Calculating Correlation
Calculating Correlation
Understanding Correlation
- Correlation is a statistical measure that indicates the extent to which two or more variables fluctuate together.
- A positive correlation means that as one variable increases, the other also increases; and as one decreases the other also decreases.
- A negative correlation represents the opposite; when one variable increases, the other decreases.
- Correlation coefficients range from -1 to 1. A value of +/- 1 indicates a perfect degree of linear association between two variables.
Calculating the Correlation Coefficient
- The correlation coefficient, often denoted by r, is a measure that determines the degree to which two variables’ movements are associated.
- It is calculated using the Pearson Product-Moment Correlation formula.
- A correlation coefficient near to +1 or -1 shows a strong correlation, while a correlation coefficient near to 0 shows a weak correlation.
- To calculate the correlation coefficient, first calculate the covariance of the two variables, then divide by the product of their standard deviations.
Interpreting Correlation Coefficients
- A correlation coefficient between 0 and 0.3 (or 0 and -0.3) shows a weak correlation.
- A correlation coefficient between 0.3 and 0.7 (-0.3 and -0.7) shows a moderate correlation.

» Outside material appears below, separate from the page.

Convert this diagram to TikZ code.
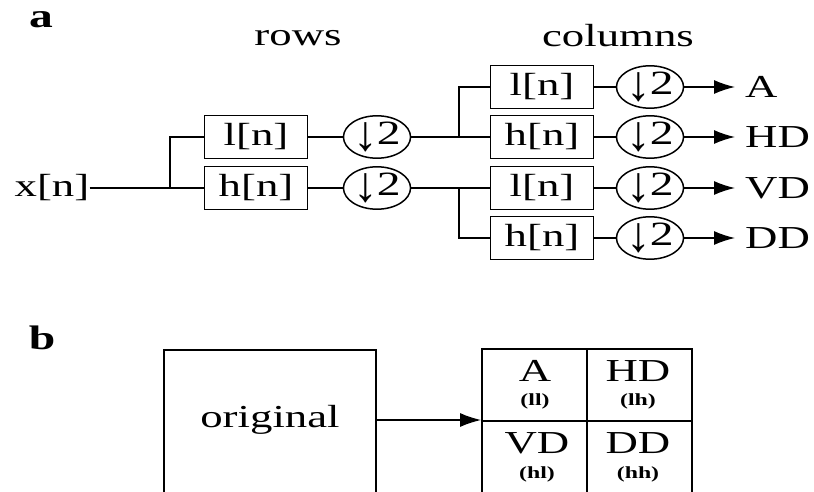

- A correlation coefficient between 0.7 and 1.0 (-0.7 and -1.0) shows a strong correlation.
Properties of the Correlation Coefficient
- The correlation coefficient is symmetric, meaning correlation from X to Y is the same as correlation from Y to X.
- The correlation coefficient has the unitless property, which allows you to compare correlation coefficients across different pairs of variables.
- The sign (+/-) of the correlation coefficient represents the direction of the relationship between two variables.
- Correlation does not imply causation. A high correlation between two variables X and Y does not mean that changes in X cause changes in Y (and vice versa).
Spearman’s Rank Correlation Coefficient
- When the normal Pearson Product-Moment Correlation might not reflect the true relationship between two variables, we can use the Spearman’s rank correlation coefficient.
- It is used when the relationship between the variables is nonlinear or when the variables are both ranked.
- This rank version of correlation coefficient is calculated the same way as the standard correlation coefficient, but with ranked values.